— START OF Material for the task —
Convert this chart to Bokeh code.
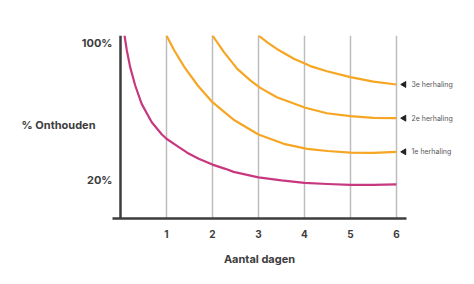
from bokeh.plotting import figure
from bokeh.models import FixedTicker, PrintfTickFormatter, Span, LinearAxis
from bokeh.embed import file_html
from bokeh.resources import INLINE
import math

# Forgetting curve (no repetition)
days_0 = [0.087, 0.138, 0.21, 0.32, 0.46, 0.68, 0.9, 1.0, 1.22, 1.45, 1.7, 2.0, 2.28, 2.46, 3.0, 3.5, 4.0, 4.5, 5.0, 5.5, 6.0]
ret_0 = [104.7, 95.9, 86.1, 75.3, 64.5, 53.7, 46.5, 44, 40, 35.8, 32.2, 28.8, 26.3, 24.5, 21.3, 19.5, 18.1, 17.4, 16.9, 16.9, 17.2]

# After repetitions
days_1 = [1.0, 1.17, 1.39, 1.68, 2.0, 2.26, 2.46, 3.0, 3.55, 4.06, 4.5, 5.0, 5.5, 6.0]
ret_1 = [104.7, 95.9, 86.1, 75.3, 65.5, 59.6, 55.2, 46.5, 41, 38, 36.8, 35.8, 35.7, 36.3]

days_2 = [2.0, 2.25, 2.54, 2.83, 3.04, 3.4, 4.02, 4.49, 5.0, 5.5, 6.0]
ret_2 = [104.7, 94.9, 85.1, 78.2, 73.9, 68.4, 62.2, 59, 57.3, 56.3, 56.1]

days_3 = [3.0, 3.2, 3.4, 3.77, 4.13, 4.49, 5.0, 5.5, 6.0]
ret_3 = [104.7, 100.5, 96.8, 91, 86.7, 83.7, 80.2, 77.6, 75.9]

repeat_labels = ["1e herhaling", "2e herhaling", "3e herhaling"]
x_ticks = [1, 2, 3, 4, 5, 6]
y_ticks = [20, 100]
x_title = "Aantal dagen"
y_title = "% Onthouden"
y_title_pos = 52

PINK = "#c8387f"
ORANGE = "#f6a623"
DARK = "#3d3d3d"

p = figure(width=474, height=284, output_backend="svg", toolbar_location=None,
           x_range=(-0.174, 6.22), y_range=(-2.9, 104.7),
           min_border_left=112, min_border_right=68, min_border_top=35, min_border_bottom=66)
p.outline_line_color = None
p.background_fill_color = "white"
p.border_fill_color = "white"

# x axis
xa = p.xaxis[0]
xa.ticker = FixedTicker(ticks=x_ticks)
xa.axis_line_color = DARK
xa.axis_line_width = 2.5
xa.major_tick_line_color = None
xa.minor_tick_line_color = None
xa.major_label_standoff = 5
xa.major_label_text_font = "Inter"
xa.major_label_text_font_style = "bold"
xa.major_label_text_font_size = "10px"
xa.major_label_text_color = DARK
xa.axis_label = x_title
xa.axis_label_standoff = 11
xa.axis_label_text_font = "Inter"
xa.axis_label_text_font_style = "bold"
xa.axis_label_text_font_size = "11px"
xa.axis_label_text_color = DARK

# y axis (tick labels)
ya = p.yaxis[0]
ya.ticker = FixedTicker(ticks=y_ticks)
ya.formatter = PrintfTickFormatter(format="%d%%")
ya.axis_line_color = None
ya.major_tick_line_color = None
ya.minor_tick_line_color = None
ya.major_label_standoff = -6
ya.major_label_text_font = "Inter"
ya.major_label_text_font_style = "bold"
ya.major_label_text_font_size = "11px"
ya.major_label_text_color = DARK

# y title as a horizontal label on an extra left axis
yt = LinearAxis(ticker=FixedTicker(ticks=[y_title_pos]),
                major_label_overrides={y_title_pos: y_title})
yt.axis_line_color = None
yt.major_tick_line_color = None
yt.minor_tick_line_color = None
yt.major_label_standoff = -23
yt.major_label_text_font = "Inter"
yt.major_label_text_font_style = "bold"
yt.major_label_text_font_size = "11px"
yt.major_label_text_color = DARK
p.add_layout(yt, "left")

# grid
p.ygrid.grid_line_color = None
p.xgrid.ticker = FixedTicker(ticks=x_ticks)
p.xgrid.grid_line_color = "#bdbdbd"
p.xgrid.grid_line_width = 1.5

# y axis line at x=0
p.add_layout(Span(location=0, dimension="height", line_color=DARK, line_width=2.5))

# curves
p.line(days_0, ret_0, line_color=PINK, line_width=2.2, line_join="round")
for d, r in [(days_1, ret_1), (days_2, ret_2), (days_3, ret_3)]:
    p.line(d, r, line_color=ORANGE, line_width=2.2, line_join="round")

# end markers & labels (right axis)
ends = [ret_1[-1], ret_2[-1], ret_3[-1]]
p.scatter([6.17] * 3, ends, marker="triangle", size=6, angle=math.pi / 2,
          fill_color="#222222", line_color="#222222")
ra = LinearAxis(ticker=FixedTicker(ticks=ends),
                major_label_overrides={e: t for e, t in zip(ends, repeat_labels)})
ra.axis_line_color = None
ra.major_tick_line_color = None
ra.minor_tick_line_color = None
ra.major_label_standoff = -1
ra.major_label_text_font = "Inter"
ra.major_label_text_font_size = "7px"
ra.major_label_text_color = "#555555"
p.add_layout(ra, "right")

open("out.html", "w").write(file_html(p, INLINE))
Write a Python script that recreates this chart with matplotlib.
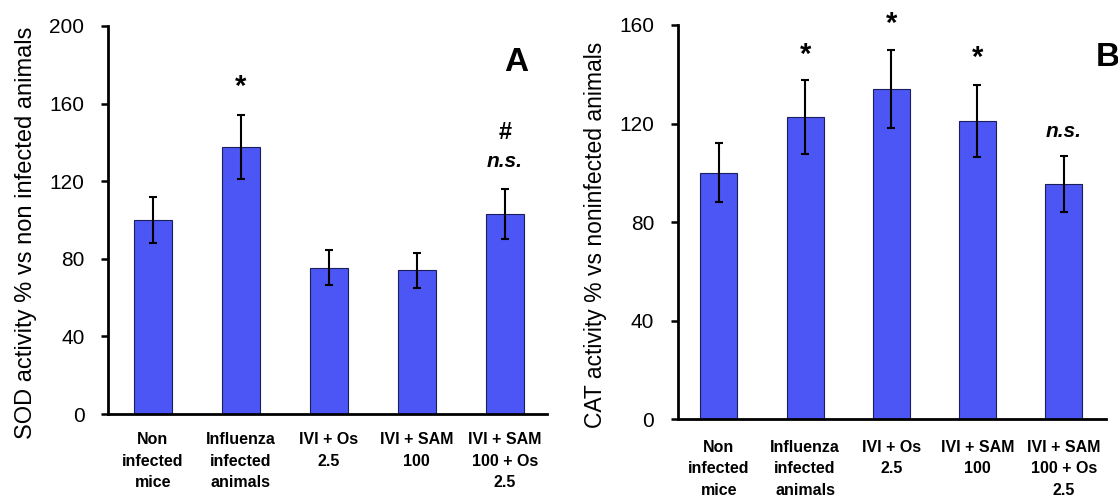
import matplotlib
matplotlib.use("Agg")
import matplotlib.pyplot as plt

plt.rcParams['font.family'] = ['Liberation Sans', 'DejaVu Sans']

categories = ["Non\ninfected\nmice", "Influenza\ninfected\nanimals", "IVI + Os\n2.5",
              "IVI + SAM\n100", "IVI + SAM\n100 + Os\n2.5"]

sod_values = [100, 137.5, 75.5, 74, 103]
sod_errors = [12, 16.5, 9, 9, 13]
sod_marks = ["", "*", "", "", "#\nn.s."]

cat_values = [100, 122.5, 134, 121, 95.5]
cat_errors = [12, 15, 16, 14.5, 11.5]
cat_marks = ["", "*", "*", "*", "n.s."]

bar_color = "#4C56F4"
edge_color = "#1a1f5c"

fig = plt.figure(figsize=(11.18, 4.95), dpi=100)
axA = fig.add_axes([0.0966, 0.1636, 0.3927, 0.784])
axB = fig.add_axes([0.6064, 0.1535, 0.3828, 0.796])

def draw(ax, vals, errs, ymax, ylabel, xlim, lab_coords, lab_size, xpad):
    x = list(range(len(vals)))
    ax.bar(x, vals, width=0.43, color=bar_color, edgecolor=edge_color, linewidth=0.8, zorder=2)
    ax.errorbar(x, vals, yerr=errs, fmt='none', ecolor='black', elinewidth=1.5,
                capsize=2.8, capthick=1.5, zorder=3)
    ax.set_ylim(0, ymax)
    ax.set_xlim(*xlim)
    ax.set_yticks(range(0, ymax + 1, 40))
    ax.spines['top'].set_visible(False)
    ax.spines['right'].set_visible(False)
    ax.spines['left'].set_linewidth(2)
    ax.spines['bottom'].set_linewidth(2)
    ax.tick_params(axis='y', direction='out', length=5, width=1.8, labelsize=15, pad=12)
    ax.tick_params(axis='x', length=0, labelsize=11.5, pad=xpad)
    ax.set_xticks(x)
    ax.set_xticklabels(categories, fontweight='bold', linespacing=1.55)
    ax.set_ylabel(ylabel, fontsize=lab_size)
    ax.yaxis.set_label_coords(*lab_coords)

draw(axA, sod_values, sod_errors, 200, "SOD activity % vs non infected animals",
     (-0.51, 4.48), (-0.162, 0.466), 17, 13)
draw(axB, cat_values, cat_errors, 160, "CAT activity % vs noninfected animals",
     (-0.475, 4.49), (-0.166, 0.467), 16.5, 15)

# significance marks
axA.text(1, 168.5, sod_marks[1], ha='center', va='center', fontsize=21, fontweight='bold')
axA.text(4, 145, "#", ha='center', va='center', fontsize=17, fontweight='bold')
axA.text(4, 130, "n.s.", ha='center', va='center', fontsize=15, fontweight='bold', style='italic')

star_y = [None, 147.8, 160.6, 146.6, None]
for i, m in enumerate(cat_marks):
    if m == "*":
        axB.text(i, star_y[i], m, ha='center', va='center', fontsize=21, fontweight='bold',
                 clip_on=False)
    elif m == "n.s.":
        axB.text(i, 116.8, m, ha='center', va='center', fontsize=15, fontweight='bold', style='italic')

fig.text(516 / 1118, 1 - 63 / 495, "A", ha='center', va='center', fontsize=24, fontweight='bold')
fig.text(1108 / 1118, 1 - 57 / 495, "B", ha='center', va='center', fontsize=24, fontweight='bold')

fig.savefig("out.png", dpi=100)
— END OF Material for the task —
■ **Task brief**: Repeat word for word the lines above, from the first entry through the line containing "16.9, 16.9, 17.2]", with both ends kept and the pictures dropped.

■ **Solution for this problem**:
Convert this chart to Bokeh code.
from bokeh.plotting import figure
from bokeh.models import FixedTicker, PrintfTickFormatter, Span, LinearAxis
from bokeh.embed import file_html
from bokeh.resources import INLINE
import math

# Forgetting curve (no repetition)
days_0 = [0.087, 0.138, 0.21, 0.32, 0.46, 0.68, 0.9, 1.0, 1.22, 1.45, 1.7, 2.0, 2.28, 2.46, 3.0, 3.5, 4.0, 4.5, 5.0, 5.5, 6.0]
ret_0 = [104.7, 95.9, 86.1, 75.3, 64.5, 53.7, 46.5, 44, 40, 35.8, 32.2, 28.8, 26.3, 24.5, 21.3, 19.5, 18.1, 17.4, 16.9, 16.9, 17.2]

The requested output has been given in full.